Tag Archives: food/agriculture

Eating Meat is Funny and Sexy. Don’t Stop Eating Meat.

Activist Carol Adams has famously argued that the common phenomenon of sexualizing meat products is designed to make us feel better about eating animals. One of the ways it does this is by making it funny.  She explains:

Uneasiness becomes sexual energy… and everybody knows what to do about sexual energy.  You can laugh at it, you can talk about it, it reduces whoever is presented to an object.  And so it makes it okay again.

Sexualizing meat also turns the object of consumption, the animal, into a willing participant.  Sex takes two and, even when one partner is objectified, there is a desire.  If not “want,” it’s a “want to be wanted.”
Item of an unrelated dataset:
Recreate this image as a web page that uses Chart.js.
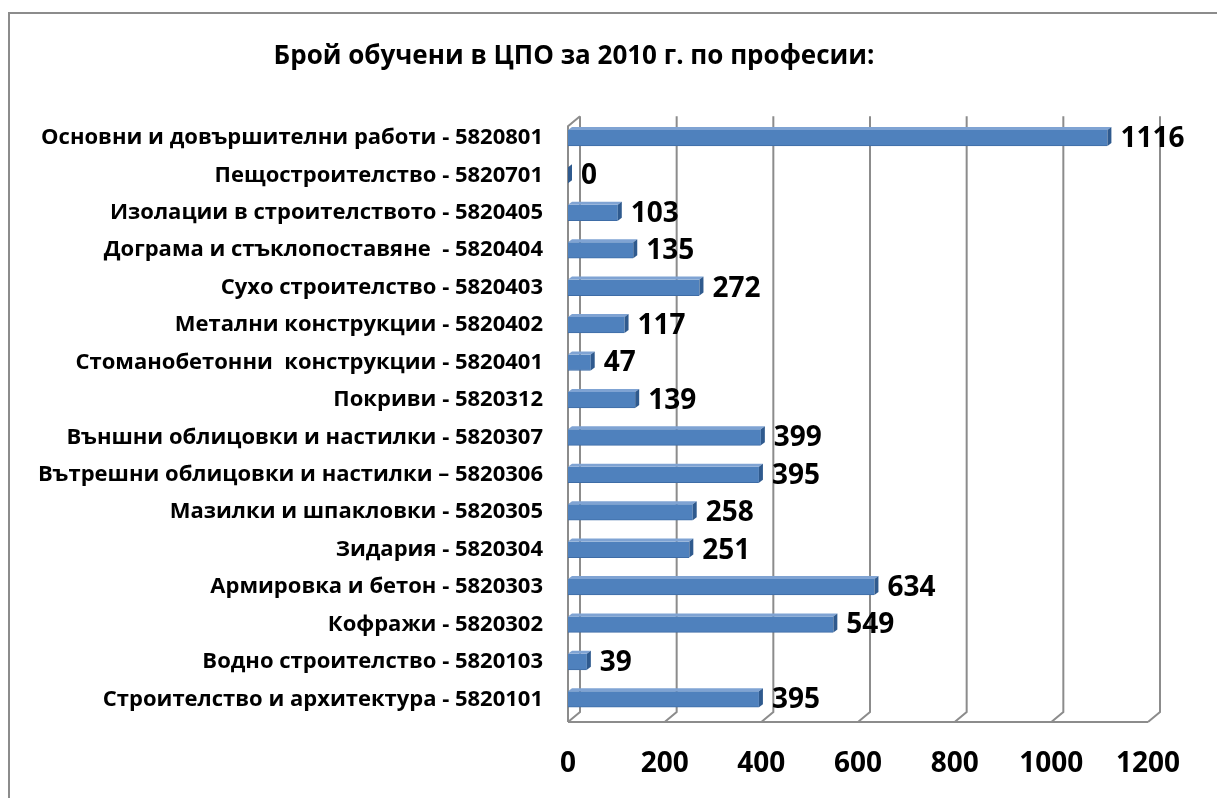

If the meat wants you to want it, then you don’t have to feel bad about eating it.  As I’ve written before, “this works best alongside feminization, as it is women who are typically presented as objects of a lustful male gaze.”

This ad, in which roosters flock to Carl’s Jr to ogle and lust over chicken “breasts,” is a disturbing example.

Thanks to @wegotwits for the link!

Lisa Wade is a professor of sociology at Occidental College and the co-author of Gender: Ideas, Interactions, Institutions. You can follow her on Twitter and Facebook.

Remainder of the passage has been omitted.